L' esperienze da lui acquisite durante i suoi viaggi in una Europa molto più avanzata in campo economico e sociale , vennero riproposte nella sua scuola con l'obbiettivo iniziale di affrontare e risolvere gradualmente le problematiche legate alla scarsità degli alimenti a fronte di un aumentato numero della popolazione.

Inoltre egli, nell'intento di divulgare i progressi ottenuti dagli studi, creò Il Giornale della Toscana con la collaborazione di Pietro Viesseux, insigne letterato ed editore, e Raffaello Lambruschini, agronomo e pedagogo. Cosimo avverti anche l'utilità di disporre di un istituto bancario necessario per tutti i risparmiatori che avessero voluto investire in agricoltura. L'idea si materializzò con la nascita della Cassa di Risparmio di Firenze che, come tutti sanno, è stata una delle più importanti e prestigiose banche a Firenze e in Italia negli ultimi due secoli.

Cosimo Ridolfi fu anche importante uomo politico del periodo granducale e del Regno.
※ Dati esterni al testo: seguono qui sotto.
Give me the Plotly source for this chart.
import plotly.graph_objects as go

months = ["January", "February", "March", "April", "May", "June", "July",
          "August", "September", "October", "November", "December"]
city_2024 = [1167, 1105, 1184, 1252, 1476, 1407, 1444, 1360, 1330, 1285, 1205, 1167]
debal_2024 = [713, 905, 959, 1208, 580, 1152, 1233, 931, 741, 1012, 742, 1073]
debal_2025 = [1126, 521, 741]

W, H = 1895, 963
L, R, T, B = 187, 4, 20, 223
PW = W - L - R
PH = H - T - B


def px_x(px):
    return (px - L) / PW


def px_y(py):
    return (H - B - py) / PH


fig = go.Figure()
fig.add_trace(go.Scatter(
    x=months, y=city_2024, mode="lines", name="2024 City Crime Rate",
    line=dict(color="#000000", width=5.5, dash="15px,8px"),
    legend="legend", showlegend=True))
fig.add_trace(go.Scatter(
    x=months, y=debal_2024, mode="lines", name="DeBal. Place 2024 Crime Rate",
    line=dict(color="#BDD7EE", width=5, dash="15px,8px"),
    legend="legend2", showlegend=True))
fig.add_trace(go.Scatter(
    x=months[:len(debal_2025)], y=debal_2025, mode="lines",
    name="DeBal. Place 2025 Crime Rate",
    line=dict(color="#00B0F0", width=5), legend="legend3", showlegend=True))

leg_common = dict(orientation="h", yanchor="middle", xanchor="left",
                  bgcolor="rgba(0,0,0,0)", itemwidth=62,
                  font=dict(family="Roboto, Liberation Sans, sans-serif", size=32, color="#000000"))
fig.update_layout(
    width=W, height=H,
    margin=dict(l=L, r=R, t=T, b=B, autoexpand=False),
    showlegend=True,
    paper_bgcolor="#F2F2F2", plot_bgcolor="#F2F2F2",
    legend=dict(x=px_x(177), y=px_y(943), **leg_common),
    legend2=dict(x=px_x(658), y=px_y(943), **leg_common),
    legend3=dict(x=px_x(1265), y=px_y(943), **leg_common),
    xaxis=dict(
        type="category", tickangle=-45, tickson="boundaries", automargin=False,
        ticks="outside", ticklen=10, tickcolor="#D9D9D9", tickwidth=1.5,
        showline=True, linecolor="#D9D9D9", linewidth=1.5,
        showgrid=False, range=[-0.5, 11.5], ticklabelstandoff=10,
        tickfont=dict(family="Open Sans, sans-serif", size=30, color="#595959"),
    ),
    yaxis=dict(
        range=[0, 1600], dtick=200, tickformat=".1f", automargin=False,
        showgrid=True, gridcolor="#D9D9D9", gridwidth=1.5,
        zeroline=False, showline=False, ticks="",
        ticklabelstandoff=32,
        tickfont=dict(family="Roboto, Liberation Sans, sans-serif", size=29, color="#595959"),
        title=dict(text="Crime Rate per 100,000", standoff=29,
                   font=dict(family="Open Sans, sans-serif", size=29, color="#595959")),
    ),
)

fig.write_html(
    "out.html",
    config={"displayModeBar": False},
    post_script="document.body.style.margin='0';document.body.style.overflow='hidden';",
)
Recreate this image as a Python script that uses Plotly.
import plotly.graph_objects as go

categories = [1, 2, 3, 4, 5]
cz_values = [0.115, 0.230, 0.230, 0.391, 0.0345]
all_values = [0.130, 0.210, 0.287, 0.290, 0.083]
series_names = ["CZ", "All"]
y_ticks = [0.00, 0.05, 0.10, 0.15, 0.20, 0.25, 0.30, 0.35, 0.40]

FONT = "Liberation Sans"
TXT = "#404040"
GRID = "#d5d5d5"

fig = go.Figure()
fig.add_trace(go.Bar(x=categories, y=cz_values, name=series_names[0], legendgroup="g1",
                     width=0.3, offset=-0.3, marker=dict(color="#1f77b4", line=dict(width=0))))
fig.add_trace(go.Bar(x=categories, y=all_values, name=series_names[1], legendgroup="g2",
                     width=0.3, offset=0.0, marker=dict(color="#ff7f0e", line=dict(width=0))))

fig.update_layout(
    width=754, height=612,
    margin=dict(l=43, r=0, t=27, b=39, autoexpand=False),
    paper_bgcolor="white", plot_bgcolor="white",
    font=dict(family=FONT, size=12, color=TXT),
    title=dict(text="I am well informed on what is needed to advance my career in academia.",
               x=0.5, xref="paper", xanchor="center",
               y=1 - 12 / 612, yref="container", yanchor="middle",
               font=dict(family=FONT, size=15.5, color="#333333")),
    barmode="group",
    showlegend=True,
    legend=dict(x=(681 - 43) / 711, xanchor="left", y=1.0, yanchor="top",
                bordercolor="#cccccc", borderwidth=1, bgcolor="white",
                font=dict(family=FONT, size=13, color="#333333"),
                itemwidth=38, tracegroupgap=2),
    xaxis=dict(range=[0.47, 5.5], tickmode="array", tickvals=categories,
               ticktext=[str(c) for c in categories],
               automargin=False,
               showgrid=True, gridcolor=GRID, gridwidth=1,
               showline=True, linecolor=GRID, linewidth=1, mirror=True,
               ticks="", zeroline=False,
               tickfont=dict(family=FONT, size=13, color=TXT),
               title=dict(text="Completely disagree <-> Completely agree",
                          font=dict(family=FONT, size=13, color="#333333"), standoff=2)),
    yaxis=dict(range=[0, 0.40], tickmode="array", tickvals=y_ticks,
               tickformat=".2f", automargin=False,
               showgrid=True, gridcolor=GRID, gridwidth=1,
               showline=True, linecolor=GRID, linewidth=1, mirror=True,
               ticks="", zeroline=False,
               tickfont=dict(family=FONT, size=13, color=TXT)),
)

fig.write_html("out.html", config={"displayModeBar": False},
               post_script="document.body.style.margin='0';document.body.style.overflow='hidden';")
Nel 1847 fu ministro dell'interno e nel 1848 divenne Presidente del Consiglio dei Ministri.

Nel 1859 al termine del periodo Lorenese, fece parte del Governo Provvisorio della Toscana occupando il dicastero dell'istruzione e degli affari esteri. Nel 1860 fu nominato Senatore del Regno.

Il Marchese Cosimo Ridolfi, morì nella sua casa di Firenze cinque anni dopo quella nomina, era il 5 di Marzo del 1865.

Una statua posta in Piazza Santo Spirito, opera dello scultore Raffaello Romanelli, rende omaggio al famoso personaggio che ha lasciato a Firenze e alla Nazione una ragguardevole impronta culturale e sociale.

Al n.21 si trova un caseggiato di epoca quattrocentesca con facciata ampiamente rimaneggiata e povera di elementi qualificativi. L'edificio è comunque interessante al suo interno dove le varie trasformazioni hanno lasciato visibili decorazioni e affreschi risalenti prevalentemente al Seicento. Il Palazzo è visitabile il primo Mercoledì di ogni mese escluso Agosto, dalle ore 9 alle 12 e dalle ore15 alle 18 previo appuntamento telefonico al 331 2427023.